如何にアタックが速かったのかわかる。もう1,200kmの走りを越えている。
夜が明け始める。
丘陵地の低地部分が雲海になり、幻想的な世界。
ただしこたま寒い。
ある程度この気温を予想していて薄手の長指グローブをブルベジャージの3つポケットの上に着くエクストラなポケットの中に忍ばせていた。
長指グローブを着用し、その上から指切りグローブを着用する。
今回希望者には提供されている(参加費に込みだった?)反射ベストを着用して走行しているが、喉元は風が直接当たらないデザインで、生地も少し厚めのおかげでそれほどお腹や肩は寒く感じなかった。すごく重宝した。

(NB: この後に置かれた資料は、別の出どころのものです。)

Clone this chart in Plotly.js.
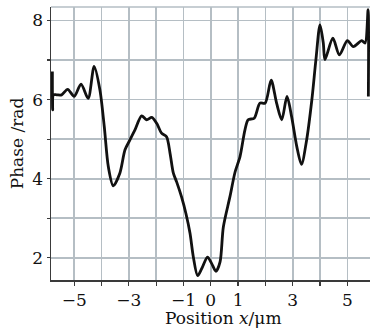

頭もレーサーキャップを被っていたので風は直接おでこに当たらず快適だった。
結構冷え込んでいるのか、ベルギー人ですら手をグーパーを繰り返し温めている。
ここはベルギー人が基準だ、間違いなく寒いのだ(笑)
前回メルレアックの登りで、あと100mぐらいで急こう配を終えようというときに、余裕だなと思っていたにもかかわらず突然激しい空腹がやってきて、全身鳥肌が立ち千切れていった。
今回登っていても余裕はあるのにトラウマ、少し恐怖を覚え足がすくむ。
はやく登り切りたい、はやく終えたい・・・と。
しかし心配をよそにすこぶる快調にピークをクリアーし、丘のアップダウンを走り徐々に明るくなり遠くに太陽が登り始める。
悪魔の支配する時間は去って行った・・・
ナイトランでは何かしらの能力がスリープモードになっているようだ。少し記憶が薄かったり、いつもだと普通にできることができていないことに気づいたり・・・
そして一番見落としていたものに気づくことになる。
ふと一緒に走る選手たちを見ると・・・
大半がB組の選手・・・
え?いつ??
この選手序盤から一緒だったよね??
そう、薄暗さと反射ベストで気づかなかったが、どうやらPC1では既に追いつかれていたということ・・・
なんとB組からの合流組は、PC1までを平均時速35.9km/hで走ったらしい・・・
ということは、あの真夜中の悪魔に生贄を差し出したようなアタックは、彼らによるものでA組によるものじゃなかったということ。
勝負は完全にフランス人たちの掌の上にある。
この時点で完全に先頭タイムという夢は消えた・・・
通過する村々は明かりもない。
まるで悪魔が通過するのを見ないようにするかのうように、扉は閉ざされ、明かりも漏れていない。
この塊からはぐれてしまうと、すぐに悪魔に襲われてしまう
そんな冗談みたいな空想の話も、
まるでホントにそうなんじゃないか?と少し恐怖を感じるほど、真っ暗で何もない。
朝を迎える
まだ寒く、みんな反射ベストで寒さをしのぐ。
ふと見渡すとフレームに取り付けられたナンバーは大半がB・・・いつの間に
バイクには序盤のペースアップから記憶がある。